# WHAT YOU NEED TO DO
Copy each line that contains the string "chart".

# SOURCE MATERIAL

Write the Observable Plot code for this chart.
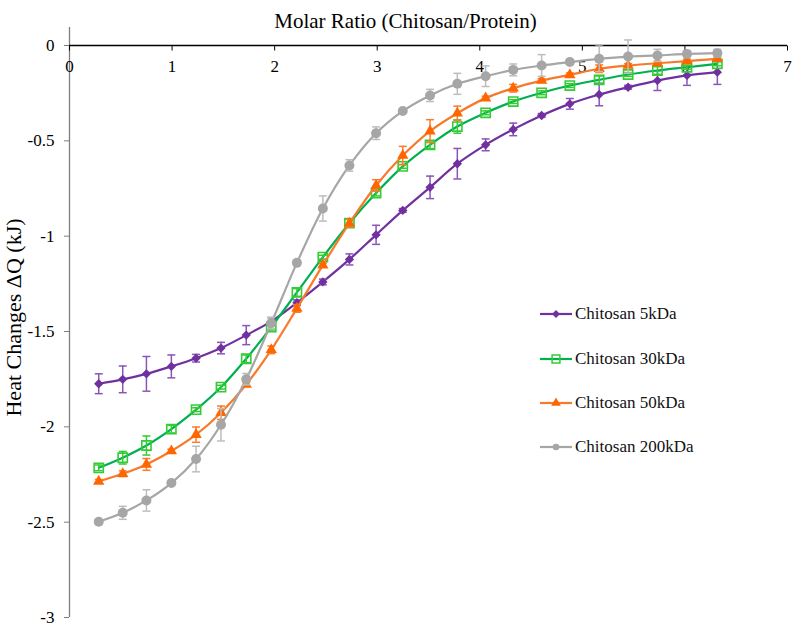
<!DOCTYPE html>
<html>
<head>
<meta charset="utf-8">
<script src="https://cdn.jsdelivr.net/npm/d3@7"></script>
<script src="https://cdn.jsdelivr.net/npm/@observablehq/plot@0.6"></script>
<style>
  body { margin: 0; background: #fff; }
  #wrap { position: relative; width: 795px; height: 627px; font-family: "Liberation Serif", "Times New Roman", serif; }
  #legend { position: absolute; left: 540px; top: 292px; }
  .row { display: flex; align-items: center; height: 44.4px; font-size: 17px; color: #111; }
  .row svg { display: block; margin-right: 3px; }
</style>
</head>
<body>
<div id="wrap"><div id="legend"></div></div>
<script>
// ---- data ----
const molarRatio = [0.285, 0.519, 0.750, 0.993, 1.234, 1.477, 1.723, 1.967, 2.217, 2.470, 2.729, 2.989,
                    3.249, 3.515, 3.781, 4.057, 4.326, 4.603, 4.878, 5.164, 5.446, 5.732, 6.020, 6.316];

const seriesNames = ["Chitosan 5kDa", "Chitosan 30kDa", "Chitosan 50kDa", "Chitosan 200kDa"];

const heat5 = [-1.774, -1.751, -1.722, -1.683, -1.640, -1.587, -1.519, -1.447, -1.349, -1.240, -1.122, -0.993,
               -0.865, -0.744, -0.620, -0.521, -0.440, -0.367, -0.306, -0.257, -0.219, -0.184, -0.157, -0.140];
const err5  = [0.052, 0.070, 0.091, 0.060, 0.020, 0.030, 0.050, 0.020, 0.015, 0.015, 0.029, 0.050,
               0.010, 0.059, 0.080, 0.031, 0.033, 0.010, 0.028, 0.059, 0.010, 0.052, 0.052, 0.064];

const heat30 = [-2.215, -2.162, -2.098, -2.012, -1.910, -1.792, -1.643, -1.477, -1.295, -1.110, -0.932, -0.774,
                -0.634, -0.521, -0.425, -0.353, -0.294, -0.248, -0.210, -0.180, -0.152, -0.131, -0.114, -0.096];
const err30  = [0.015, 0.033, 0.050, 0.020, 0.010, 0.010, 0.020, 0.015, 0.020, 0.010, 0.020, 0.015,
                0.010, 0.020, 0.035, 0.010, 0.010, 0.010, 0.010, 0.020, 0.010, 0.020, 0.010, 0.010];

const heat50 = [-2.286, -2.246, -2.197, -2.127, -2.041, -1.926, -1.778, -1.596, -1.379, -1.152, -0.932, -0.734,
                -0.577, -0.449, -0.355, -0.276, -0.224, -0.184, -0.154, -0.122, -0.105, -0.093, -0.082, -0.070];
const err50  = [0.010, 0.015, 0.031, 0.010, 0.040, 0.035, 0.010, 0.020, 0.020, 0.010, 0.020, 0.030,
                0.048, 0.060, 0.037, 0.010, 0.020, 0.010, 0.010, 0.020, 0.010, 0.010, 0.010, 0.010];

const heat200 = [-2.498, -2.451, -2.386, -2.295, -2.169, -1.989, -1.750, -1.456, -1.140, -0.855, -0.629, -0.460,
                 -0.344, -0.262, -0.201, -0.161, -0.128, -0.105, -0.087, -0.070, -0.058, -0.052, -0.044, -0.040];
const err200  = [0.005, 0.034, 0.056, 0.005, 0.067, 0.085, 0.030, 0.030, 0.005, 0.066, 0.030, 0.033,
                 0.005, 0.032, 0.055, 0.054, 0.031, 0.057, 0.010, 0.067, 0.087, 0.032, 0.015, 0.020];

const xTicks = [0, 1, 2, 3, 4, 5, 6, 7];
const yTicks = [0, -0.5, -1, -1.5, -2, -2.5, -3];
const titleText = "Molar Ratio (Chitosan/Protein)";
const yLabelText = "Heat Changes ΔQ (kJ)";

// ---- styles ----
const serif = "'Liberation Serif', 'Times New Roman', serif";
const styles = [
  {line: "#7030A0", mark: "#7030A0", err: "#8A55B8", symbol: "diamond2", r: 4.2, fill: true},
  {line: "#00B050", mark: "#33CC33", err: "#33CC33", symbol: "square", r: 5.2, fill: false},
  {line: "#F57A2A", mark: "#FF6600", err: "#FF7A2A", symbol: "triangle", r: 4.2, fill: true},
  {line: "#A6A6A6", mark: "#A6A6A6", err: "#BDBDBD", symbol: "circle", r: 5, fill: true}
];
const heats = [heat5, heat30, heat50, heat200];
const errs = [err5, err30, err50, err200];

const hline = {draw(ctx, size) { const r = Math.sqrt(size / Math.PI); ctx.moveTo(-r, 0); ctx.lineTo(r, 0); }};
const vline = {draw(ctx, size) { const r = Math.sqrt(size / Math.PI); ctx.moveTo(0, -r); ctx.lineTo(0, r); }};

const tables = heats.map((h, s) => molarRatio.map((x, i) => ({series: seriesNames[s], x, y: h[i], err: errs[s][i]})));

const marks = [
  // y axis line (gray), extends a bit above 0
  Plot.ruleX([0], {y1: -3, y2: 0.095, stroke: "#7f7f7f", strokeWidth: 1.3}),
  Plot.axisY(yTicks, {anchor: "left", tickSize: 5, tickPadding: 10, tickFormat: d => String(d), label: null,
    stroke: "#7f7f7f", fill: "#000", fontSize: 17, fontFamily: serif}),
  // x axis line at y = 0 (top), ticks pointing down, labels below
  Plot.ruleY([0], {x1: 0, x2: 7, stroke: "#000", strokeWidth: 1.3}),
  Plot.dot(xTicks, {x: d => d, y: () => 0, symbol: vline, r: 2.5, dy: 2.5, stroke: "#000", strokeWidth: 1}),
  Plot.text(xTicks, {x: d => d, y: () => 0, dy: 21, text: d => String(d), fontSize: 17, fontFamily: serif, fill: "#000"}),
  Plot.text([titleText], {frameAnchor: "top", dx: -23, dy: -32, fontSize: 21, fontFamily: serif, fill: "#000"}),
  Plot.text([yLabelText], {frameAnchor: "left", textAnchor: "middle", rotate: -90, dx: -56, dy: -14,
    fontSize: 22, fontFamily: serif, fill: "#000"})
];

tables.forEach((t, s) => {
  const st = styles[s];
  marks.push(Plot.line(t, {x: "x", y: "y", stroke: st.line, strokeWidth: 2.2, curve: "catmull-rom"}));
  marks.push(Plot.ruleX(t, {x: "x", y1: d => d.y - d.err, y2: d => d.y + d.err, stroke: st.err, strokeWidth: 1.5}));
  marks.push(Plot.dot(t, {x: "x", y: d => d.y - d.err, symbol: hline, r: 4, stroke: st.err, strokeWidth: 1.5}));
  marks.push(Plot.dot(t, {x: "x", y: d => d.y + d.err, symbol: hline, r: 4, stroke: st.err, strokeWidth: 1.5}));
  marks.push(Plot.dot(t, {x: "x", y: "y", symbol: st.symbol, r: st.r,
    fill: st.fill ? st.mark : "none", stroke: st.mark, strokeWidth: st.fill ? 0 : 1.6}));
});

const chart = Plot.plot({
  width: 795,
  height: 627,
  marginLeft: 69,
  marginRight: 8,
  marginTop: 45,
  marginBottom: 10,
  x: {domain: [0, 7], axis: null},
  y: {domain: [-3, 0], axis: null},
  style: {fontFamily: serif, background: "#fff", color: "#000"},
  marks
});
document.getElementById("wrap").prepend(chart);

// ---- legend (HTML, built from the same names/styles) ----
const legend = document.getElementById("legend");
seriesNames.forEach((name, s) => {
  const st = styles[s];
  const row = document.createElement("div");
  row.className = "row";
  const sym = {diamond2: d3.symbolDiamond2, square: d3.symbolSquare, triangle: d3.symbolTriangle, circle: d3.symbolCircle}[st.symbol];
  const rr = s === 3 ? 3.3 : st.r * 0.85;
  const path = d3.symbol(sym, rr * rr * Math.PI)();
  row.innerHTML = `<svg width="32" height="14" viewBox="0 0 32 14">
    <line x1="0" x2="32" y1="7" y2="7" stroke="${st.line}" stroke-width="2.2"/>
    <path transform="translate(16,7)" d="${path}" fill="${st.fill ? st.mark : "none"}" stroke="${st.mark}" stroke-width="${st.fill ? 0 : 1.5}"/>
  </svg><span>${name}</span>`;
  legend.appendChild(row);
});
</script>
</body>
</html>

# RESPONSE TO THE EXERCISE
Write the Observable Plot code for this chart.
const chart = Plot.plot({
document.getElementById("wrap").prepend(chart);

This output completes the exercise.